A scholar of gender and globalization, Esra Sarıoğlu explores the ways in which emotions, bodies, and embodiment blend with markets, institutions, and systems as broad as global capitalism and sexism in the Global South, with a particular focus on Turkey. Her first book, The Body Unburdened: Violence, Emotions, and the New Woman in Turkey (Oxford University Press, 2022) examines global capitalist restructuring through a feminist lens, revealing an ensemble of emotional and embodied processes that invigorate Turkey’s neoliberal urban economy, women’s sociality and activism, as well as authoritarian politics. The book won the American Sociological Association's Body and Embodiment Section Best Book Award (2023).

Sarıoğlu’s work has appeared in Gender, Work & Organization, Women's Studies International Forum, Kadin/Woman 2000, and L'Homme: Europäische Zeitschrift für Feministische Geschichtswissenschaft. As a part of her research on emotions and embodiment in the Global South, Sarıoğlu also published work on J.M. Coetzee’s autofiction in Safundi: The Journal of South African and American Studies.

The Max Planck Institute, Ford Foundation, and Boğaziçi University have funded her research. Sarıoğlu received her Ph.D. in sociology from Binghamton University.
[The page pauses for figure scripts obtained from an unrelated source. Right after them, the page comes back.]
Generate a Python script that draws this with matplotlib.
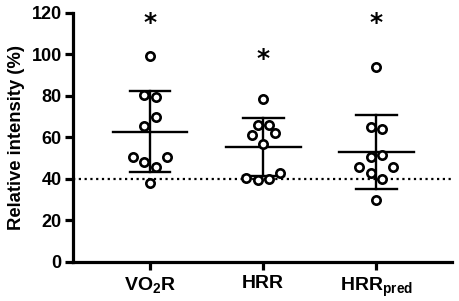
import numpy as np
import matplotlib.pyplot as plt

plt.rcParams['font.family'] = 'Liberation Sans'
plt.rcParams['font.weight'] = 'bold'
plt.rcParams['mathtext.fontset'] = 'custom'
plt.rcParams['mathtext.default'] = 'bf'
plt.rcParams['mathtext.bf'] = 'Liberation Sans:bold'

labels = ['VO$_2$R', 'HRR', 'HRR$_{pred}$']
vo2r = [99, 80.5, 79.5, 69.5, 65.5, 50.5, 50.5, 48, 45.5, 38]
hrr = [78.5, 66, 66, 61, 62, 56.5, 40.5, 39.5, 40, 42.5]
hrr_pred = [94, 64.7, 64, 50.5, 51.3, 45.7, 45.7, 42.5, 40, 29.5]
# horizontal jitter of the dots, as in the picture
offs_vo2r = [0, -0.05, 0.05, 0.05, -0.05, -0.15, 0.15, -0.05, 0.05, 0]
offs_hrr = [0, -0.05, 0.05, -0.1, 0.1, 0, -0.15, -0.05, 0.05, 0.15]
offs_pred = [0, -0.05, 0.05, -0.05, 0.05, -0.15, 0.15, -0.05, 0.05, 0]
star_y = [115, 97.5, 115]
threshold = 40

groups = [vo2r, hrr, hrr_pred]
offsets = [offs_vo2r, offs_hrr, offs_pred]

fig = plt.figure(figsize=(4.59, 3.01), dpi=100)
ax = fig.add_axes([0.159, 0.131, 0.826, 0.827])

ax.axhline(threshold, color='black', ls=(0, (1, 1.6)), lw=1.6, zorder=1)

for i, (vals, off) in enumerate(zip(groups, offsets)):
    x = i + 1
    m = np.mean(vals)
    sd = np.std(vals, ddof=1)
    ax.plot([x - 0.33, x + 0.33], [m, m], color='black', lw=1.7, zorder=2)
    ax.plot([x, x], [m - sd, m + sd], color='black', lw=1.7, zorder=2)
    for yy in (m - sd, m + sd):
        ax.plot([x - 0.18, x + 0.18], [yy, yy], color='black', lw=1.7, zorder=2)
    ax.plot(x + np.array(off), vals, 'o', mfc='white', mec='black',
            ms=6, mew=1.9, zorder=3)
    ax.text(x, star_y[i], '*', ha='center', va='center', fontsize=18,
            fontweight='bold', family='DejaVu Sans')

ax.set_xlim(0.318, 3.67)
ax.set_ylim(0, 120)
ax.set_yticks(range(0, 121, 20))
ax.set_xticks([1, 2, 3])
ax.set_xticklabels(labels, fontsize=14, fontweight='bold')
ax.tick_params(axis='y', labelsize=13, width=2.3, length=6, pad=2)
ax.tick_params(axis='x', width=2.3, length=6, pad=4)
ax.set_ylabel('Relative intensity (%)', fontsize=13.3, fontweight='bold', labelpad=5)

for s in ['top', 'right']:
    ax.spines[s].set_visible(False)
for s in ['left', 'bottom']:
    ax.spines[s].set_linewidth(2.3)

fig.savefig('out.png', dpi=100)
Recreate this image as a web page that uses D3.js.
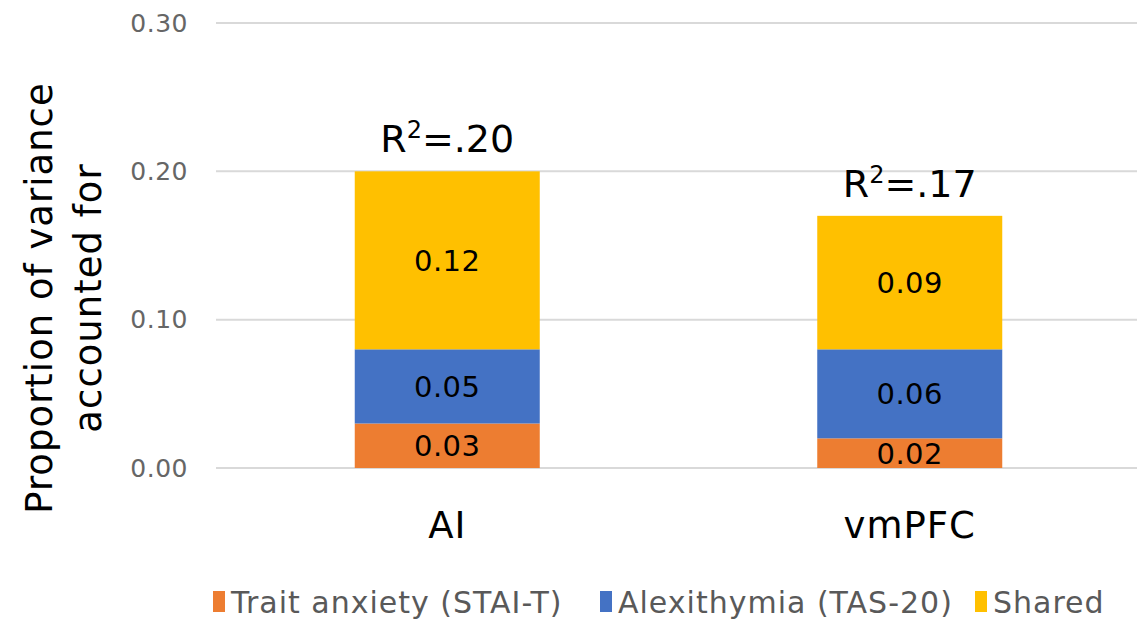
<!DOCTYPE html>
<html>
<head>
<meta charset="utf-8">
<script src="https://cdn.jsdelivr.net/npm/d3@7"></script>
<style>
  html, body { margin: 0; padding: 0; background: #fff; }
  svg { display: block; font-family: "DejaVu Sans", sans-serif; }
</style>
</head>
<body>
<svg id="chart" width="1137" height="627"></svg>
<script>
// Regions and the variance components for each
const categories = ["AI", "vmPFC"];
const seriesNames = ["Trait anxiety (STAI-T)", "Alexithymia (TAS-20)", "Shared"];
const traitAnxiety = [0.03, 0.02];
const alexithymia = [0.05, 0.06];
const shared = [0.12, 0.09];
const yTicks = [0.00, 0.10, 0.20, 0.30];
const colors = ["#ED7D31", "#4472C4", "#FFC000"];

const rows = categories.map((c, i) => ({
  category: c,
  "Trait anxiety (STAI-T)": traitAnxiety[i],
  "Alexithymia (TAS-20)": alexithymia[i],
  "Shared": shared[i]
}));

const svg = d3.select("#chart");
const plot = { left: 216, right: 1141, top: 23, bottom: 468 };

const x = d3.scaleBand().domain(categories).range([plot.left, plot.right]).padding(0);
const barW = x.bandwidth() * 0.4;
const y = d3.scaleLinear().domain([0, 0.30]).range([plot.bottom, plot.top]);
const color = d3.scaleOrdinal().domain(seriesNames).range(colors);

// Gridlines
svg.append("g").selectAll("line").data(yTicks).join("line")
  .attr("x1", plot.left).attr("x2", plot.right)
  .attr("y1", d => y(d)).attr("y2", d => y(d))
  .attr("stroke", "#d9d9d9").attr("stroke-width", 2);

// Y axis tick labels
const yAxis = d3.axisLeft(y).tickValues(yTicks).tickFormat(d3.format(".2f")).tickSize(0).tickPadding(0);
const gy = svg.append("g").attr("transform", `translate(${plot.left - 28},0)`).call(yAxis);
gy.select(".domain").remove();
gy.selectAll("text").attr("font-size", 25).attr("fill", "#666")
  .attr("letter-spacing", 0.5)
  .attr("font-family", "DejaVu Sans, sans-serif");

// Stacked bars
const stack = d3.stack().keys(seriesNames)(rows);
const layers = svg.append("g").selectAll("g").data(stack).join("g")
  .attr("fill", d => color(d.key));
layers.selectAll("rect").data(d => d).join("rect")
  .attr("x", d => x(d.data.category) + (x.bandwidth() - barW) / 2)
  .attr("width", barW)
  .attr("y", d => y(d[1]))
  .attr("height", d => y(d[0]) - y(d[1]));

// Segment value labels
const fmt = d3.format(".2f");
const labels = svg.append("g").selectAll("g").data(stack).join("g");
labels.selectAll("text").data(d => d).join("text")
  .attr("x", d => x(d.data.category) + x.bandwidth() / 2)
  .attr("y", d => (y(d[0]) + y(d[1])) / 2)
  .attr("dy", "0.36em")
  .attr("text-anchor", "middle")
  .attr("font-size", 29)
  .attr("letter-spacing", 0.5)
  .attr("fill", "#000")
  .text(d => fmt(d[1] - d[0]));

// Total R² labels above bars
const totals = rows.map((r, i) => traitAnxiety[i] + alexithymia[i] + shared[i]);
const r2 = svg.append("g").selectAll("text").data(rows).join("text")
  .attr("x", d => x(d.category) + x.bandwidth() / 2)
  .attr("y", (d, i) => y(totals[i]) - 19)
  .attr("text-anchor", "middle")
  .attr("font-size", 38)
  .attr("fill", "#000");
r2.append("tspan").text("R");
r2.append("tspan").attr("font-size", 24).attr("dy", -14).text("2");
r2.append("tspan").attr("dy", 14).text((d, i) => "=" + fmt(totals[i]).replace(/^0/, ""));

// Category labels
svg.append("g").selectAll("text").data(categories).join("text")
  .attr("x", d => x(d) + x.bandwidth() / 2)
  .attr("y", 538)
  .attr("text-anchor", "middle")
  .attr("font-size", 37)
  .attr("letter-spacing", 1)
  .attr("fill", "#000")
  .text(d => d);

// Y axis title (two lines)
const title = svg.append("text")
  .attr("transform", "translate(62,298) rotate(-90)")
  .attr("text-anchor", "middle")
  .attr("font-size", 37)
  .attr("letter-spacing", 1)
  .attr("fill", "#000");
title.append("tspan").attr("x", 0).attr("y", -10).text("Proportion of variance");
title.append("tspan").attr("x", 0).attr("y", 39).text("accounted for");

// Legend
const legendX = [213, 600, 975];
const legend = svg.append("g").selectAll("g").data(seriesNames).join("g")
  .attr("transform", (d, i) => `translate(${legendX[i]},0)`);
legend.append("rect").attr("x", 0).attr("y", 591).attr("width", 12).attr("height", 21)
  .attr("fill", d => color(d));
legend.append("text").attr("x", 18).attr("y", 602).attr("dy", "0.36em")
  .attr("font-size", 30).attr("letter-spacing", 1).attr("fill", "#595959")
  .text(d => d);
</script>
</body>
</html>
Before her arrival at the University of Virginia, she was a research scholar at the History of Emotions Research Center at the Max Planck Institute for Human Development in Berlin and an assistant professor in the Gender Studies Division of the Department of Political Science and Public Administration at Turkey’s Ankara University. 

Sarıoğlu looks forward to offering courses on gender and labor that emphasize affect and embodiment.